— start —

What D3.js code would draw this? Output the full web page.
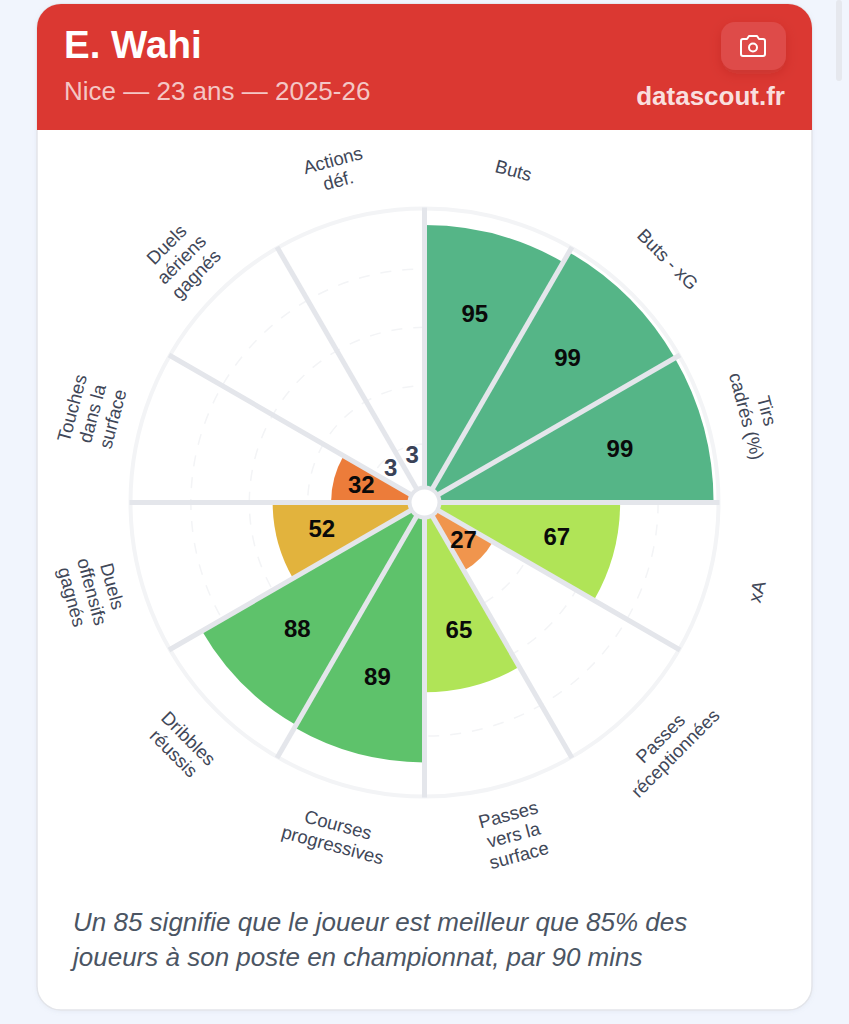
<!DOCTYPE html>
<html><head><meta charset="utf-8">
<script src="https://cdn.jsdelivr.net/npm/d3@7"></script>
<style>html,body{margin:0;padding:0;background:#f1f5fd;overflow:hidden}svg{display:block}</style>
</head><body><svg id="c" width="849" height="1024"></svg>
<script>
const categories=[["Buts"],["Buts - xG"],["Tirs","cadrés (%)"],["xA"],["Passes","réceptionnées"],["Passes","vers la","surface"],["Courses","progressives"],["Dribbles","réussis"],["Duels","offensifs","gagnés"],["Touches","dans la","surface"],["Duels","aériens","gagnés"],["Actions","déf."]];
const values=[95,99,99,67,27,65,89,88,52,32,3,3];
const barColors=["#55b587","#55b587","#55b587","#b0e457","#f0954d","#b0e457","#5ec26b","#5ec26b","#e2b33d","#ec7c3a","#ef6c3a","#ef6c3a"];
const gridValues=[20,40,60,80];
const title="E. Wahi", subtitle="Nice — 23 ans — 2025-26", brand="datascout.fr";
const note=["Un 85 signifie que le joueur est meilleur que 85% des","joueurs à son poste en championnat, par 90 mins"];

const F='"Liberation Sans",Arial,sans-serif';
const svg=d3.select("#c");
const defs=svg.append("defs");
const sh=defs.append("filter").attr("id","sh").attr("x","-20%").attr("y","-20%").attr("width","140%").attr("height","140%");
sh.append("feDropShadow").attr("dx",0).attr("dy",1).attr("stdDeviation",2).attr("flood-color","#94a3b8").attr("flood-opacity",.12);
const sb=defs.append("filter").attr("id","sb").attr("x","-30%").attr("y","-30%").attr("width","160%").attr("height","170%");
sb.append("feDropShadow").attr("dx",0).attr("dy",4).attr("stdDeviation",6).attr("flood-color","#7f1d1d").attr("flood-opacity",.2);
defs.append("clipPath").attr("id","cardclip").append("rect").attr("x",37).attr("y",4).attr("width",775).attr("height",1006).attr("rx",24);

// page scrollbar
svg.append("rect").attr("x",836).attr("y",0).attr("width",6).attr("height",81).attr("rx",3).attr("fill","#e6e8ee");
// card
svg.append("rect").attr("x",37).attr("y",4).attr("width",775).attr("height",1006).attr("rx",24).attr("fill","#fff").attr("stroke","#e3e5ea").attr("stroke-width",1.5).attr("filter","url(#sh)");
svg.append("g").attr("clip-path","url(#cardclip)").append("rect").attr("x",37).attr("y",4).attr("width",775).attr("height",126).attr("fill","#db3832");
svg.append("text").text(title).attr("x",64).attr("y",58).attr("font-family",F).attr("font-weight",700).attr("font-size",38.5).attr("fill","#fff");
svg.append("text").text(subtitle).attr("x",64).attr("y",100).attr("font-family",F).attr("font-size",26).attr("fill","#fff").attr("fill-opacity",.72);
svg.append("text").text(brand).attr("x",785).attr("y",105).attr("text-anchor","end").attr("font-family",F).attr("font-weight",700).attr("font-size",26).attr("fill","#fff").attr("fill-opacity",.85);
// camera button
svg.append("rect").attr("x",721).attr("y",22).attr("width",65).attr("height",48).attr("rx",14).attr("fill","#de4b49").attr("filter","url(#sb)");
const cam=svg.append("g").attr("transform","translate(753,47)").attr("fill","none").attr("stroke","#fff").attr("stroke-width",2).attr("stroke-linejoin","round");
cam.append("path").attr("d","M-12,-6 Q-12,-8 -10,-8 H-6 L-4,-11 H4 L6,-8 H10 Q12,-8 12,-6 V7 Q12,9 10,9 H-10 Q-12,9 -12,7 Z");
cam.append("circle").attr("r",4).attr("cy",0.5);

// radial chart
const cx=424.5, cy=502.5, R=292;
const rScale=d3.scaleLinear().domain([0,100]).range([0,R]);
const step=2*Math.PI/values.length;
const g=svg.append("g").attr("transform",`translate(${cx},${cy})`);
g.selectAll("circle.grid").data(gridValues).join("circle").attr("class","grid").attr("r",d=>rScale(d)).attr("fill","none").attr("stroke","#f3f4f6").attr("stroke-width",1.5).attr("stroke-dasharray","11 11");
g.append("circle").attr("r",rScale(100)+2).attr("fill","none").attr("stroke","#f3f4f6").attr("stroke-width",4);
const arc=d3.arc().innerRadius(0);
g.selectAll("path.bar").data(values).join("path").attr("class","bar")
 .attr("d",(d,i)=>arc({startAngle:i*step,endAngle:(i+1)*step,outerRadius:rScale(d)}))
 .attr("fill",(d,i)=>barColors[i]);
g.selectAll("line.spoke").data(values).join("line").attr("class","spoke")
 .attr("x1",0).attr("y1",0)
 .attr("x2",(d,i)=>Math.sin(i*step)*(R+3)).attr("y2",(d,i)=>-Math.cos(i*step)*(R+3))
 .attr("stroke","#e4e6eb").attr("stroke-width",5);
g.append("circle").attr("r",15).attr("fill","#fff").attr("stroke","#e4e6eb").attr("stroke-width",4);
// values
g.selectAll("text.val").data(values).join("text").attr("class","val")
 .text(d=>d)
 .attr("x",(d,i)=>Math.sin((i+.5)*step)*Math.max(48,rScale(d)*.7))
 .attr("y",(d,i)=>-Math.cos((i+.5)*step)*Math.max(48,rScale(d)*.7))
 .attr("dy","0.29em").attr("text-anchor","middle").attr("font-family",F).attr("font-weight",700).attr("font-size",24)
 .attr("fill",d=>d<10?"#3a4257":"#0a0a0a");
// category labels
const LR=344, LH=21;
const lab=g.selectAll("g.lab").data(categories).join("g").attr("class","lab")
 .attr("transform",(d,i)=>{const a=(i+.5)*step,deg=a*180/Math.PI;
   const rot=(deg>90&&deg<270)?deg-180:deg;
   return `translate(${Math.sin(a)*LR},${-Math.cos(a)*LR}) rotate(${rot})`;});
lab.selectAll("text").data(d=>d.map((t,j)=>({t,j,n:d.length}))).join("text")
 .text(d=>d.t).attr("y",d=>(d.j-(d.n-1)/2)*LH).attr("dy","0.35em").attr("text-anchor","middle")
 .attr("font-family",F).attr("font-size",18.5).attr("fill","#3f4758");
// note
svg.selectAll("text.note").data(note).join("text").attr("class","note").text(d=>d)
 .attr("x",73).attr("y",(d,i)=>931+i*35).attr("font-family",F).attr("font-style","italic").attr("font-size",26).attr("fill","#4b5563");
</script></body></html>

— end —

■ **INSTRUCTION**
Leaving the pictures aside, transcribe the entire listing exactly.

■ **TASK ANSWER**
What D3.js code would draw this? Output the full web page.
<!DOCTYPE html>
<html><head><meta charset="utf-8">
<script src="https://cdn.jsdelivr.net/npm/d3@7"></script>
<style>html,body{margin:0;padding:0;background:#f1f5fd;overflow:hidden}svg{display:block}</style>
</head><body><svg id="c" width="849" height="1024"></svg>
<script>
const categories=[["Buts"],["Buts - xG"],["Tirs","cadrés (%)"],["xA"],["Passes","réceptionnées"],["Passes","vers la","surface"],["Courses","progressives"],["Dribbles","réussis"],["Duels","offensifs","gagnés"],["Touches","dans la","surface"],["Duels","aériens","gagnés"],["Actions","déf."]];
const values=[95,99,99,67,27,65,89,88,52,32,3,3];
const barColors=["#55b587","#55b587","#55b587","#b0e457","#f0954d","#b0e457","#5ec26b","#5ec26b","#e2b33d","#ec7c3a","#ef6c3a","#ef6c3a"];
const gridValues=[20,40,60,80];
const title="E. Wahi", subtitle="Nice — 23 ans — 2025-26", brand="datascout.fr";
const note=["Un 85 signifie que le joueur est meilleur que 85% des","joueurs à son poste en championnat, par 90 mins"];

const F='"Liberation Sans",Arial,sans-serif';
const svg=d3.select("#c");
const defs=svg.append("defs");
const sh=defs.append("filter").attr("id","sh").attr("x","-20%").attr("y","-20%").attr("width","140%").attr("height","140%");
sh.append("feDropShadow").attr("dx",0).attr("dy",1).attr("stdDeviation",2).attr("flood-color","#94a3b8").attr("flood-opacity",.12);
const sb=defs.append("filter").attr("id","sb").attr("x","-30%").attr("y","-30%").attr("width","160%").attr("height","170%");
sb.append("feDropShadow").attr("dx",0).attr("dy",4).attr("stdDeviation",6).attr("flood-color","#7f1d1d").attr("flood-opacity",.2);
defs.append("clipPath").attr("id","cardclip").append("rect").attr("x",37).attr("y",4).attr("width",775).attr("height",1006).attr("rx",24);

// page scrollbar
svg.append("rect").attr("x",836).attr("y",0).attr("width",6).attr("height",81).attr("rx",3).attr("fill","#e6e8ee");
// card
svg.append("rect").attr("x",37).attr("y",4).attr("width",775).attr("height",1006).attr("rx",24).attr("fill","#fff").attr("stroke","#e3e5ea").attr("stroke-width",1.5).attr("filter","url(#sh)");
svg.append("g").attr("clip-path","url(#cardclip)").append("rect").attr("x",37).attr("y",4).attr("width",775).attr("height",126).attr("fill","#db3832");
svg.append("text").text(title).attr("x",64).attr("y",58).attr("font-family",F).attr("font-weight",700).attr("font-size",38.5).attr("fill","#fff");
svg.append("text").text(subtitle).attr("x",64).attr("y",100).attr("font-family",F).attr("font-size",26).attr("fill","#fff").attr("fill-opacity",.72);
svg.append("text").text(brand).attr("x",785).attr("y",105).attr("text-anchor","end").attr("font-family",F).attr("font-weight",700).attr("font-size",26).attr("fill","#fff").attr("fill-opacity",.85);
// camera button
svg.append("rect").attr("x",721).attr("y",22).attr("width",65).attr("height",48).attr("rx",14).attr("fill","#de4b49").attr("filter","url(#sb)");
const cam=svg.append("g").attr("transform","translate(753,47)").attr("fill","none").attr("stroke","#fff").attr("stroke-width",2).attr("stroke-linejoin","round");
cam.append("path").attr("d","M-12,-6 Q-12,-8 -10,-8 H-6 L-4,-11 H4 L6,-8 H10 Q12,-8 12,-6 V7 Q12,9 10,9 H-10 Q-12,9 -12,7 Z");
cam.append("circle").attr("r",4).attr("cy",0.5);

// radial chart
const cx=424.5, cy=502.5, R=292;
const rScale=d3.scaleLinear().domain([0,100]).range([0,R]);
const step=2*Math.PI/values.length;
const g=svg.append("g").attr("transform",`translate(${cx},${cy})`);
g.selectAll("circle.grid").data(gridValues).join("circle").attr("class","grid").attr("r",d=>rScale(d)).attr("fill","none").attr("stroke","#f3f4f6").attr("stroke-width",1.5).attr("stroke-dasharray","11 11");
g.append("circle").attr("r",rScale(100)+2).attr("fill","none").attr("stroke","#f3f4f6").attr("stroke-width",4);
const arc=d3.arc().innerRadius(0);
g.selectAll("path.bar").data(values).join("path").attr("class","bar")
 .attr("d",(d,i)=>arc({startAngle:i*step,endAngle:(i+1)*step,outerRadius:rScale(d)}))
 .attr("fill",(d,i)=>barColors[i]);
g.selectAll("line.spoke").data(values).join("line").attr("class","spoke")
 .attr("x1",0).attr("y1",0)
 .attr("x2",(d,i)=>Math.sin(i*step)*(R+3)).attr("y2",(d,i)=>-Math.cos(i*step)*(R+3))
 .attr("stroke","#e4e6eb").attr("stroke-width",5);
g.append("circle").attr("r",15).attr("fill","#fff").attr("stroke","#e4e6eb").attr("stroke-width",4);
// values
g.selectAll("text.val").data(values).join("text").attr("class","val")
 .text(d=>d)
 .attr("x",(d,i)=>Math.sin((i+.5)*step)*Math.max(48,rScale(d)*.7))
 .attr("y",(d,i)=>-Math.cos((i+.5)*step)*Math.max(48,rScale(d)*.7))
 .attr("dy","0.29em").attr("text-anchor","middle").attr("font-family",F).attr("font-weight",700).attr("font-size",24)
 .attr("fill",d=>d<10?"#3a4257":"#0a0a0a");
// category labels
const LR=344, LH=21;
const lab=g.selectAll("g.lab").data(categories).join("g").attr("class","lab")
 .attr("transform",(d,i)=>{const a=(i+.5)*step,deg=a*180/Math.PI;
   const rot=(deg>90&&deg<270)?deg-180:deg;
   return `translate(${Math.sin(a)*LR},${-Math.cos(a)*LR}) rotate(${rot})`;});
lab.selectAll("text").data(d=>d.map((t,j)=>({t,j,n:d.length}))).join("text")
 .text(d=>d.t).attr("y",d=>(d.j-(d.n-1)/2)*LH).attr("dy","0.35em").attr("text-anchor","middle")
 .attr("font-family",F).attr("font-size",18.5).attr("fill","#3f4758");
// note
svg.selectAll("text.note").data(note).join("text").attr("class","note").text(d=>d)
 .attr("x",73).attr("y",(d,i)=>931+i*35).attr("font-family",F).attr("font-style","italic").attr("font-size",26).attr("fill","#4b5563");
</script></body></html>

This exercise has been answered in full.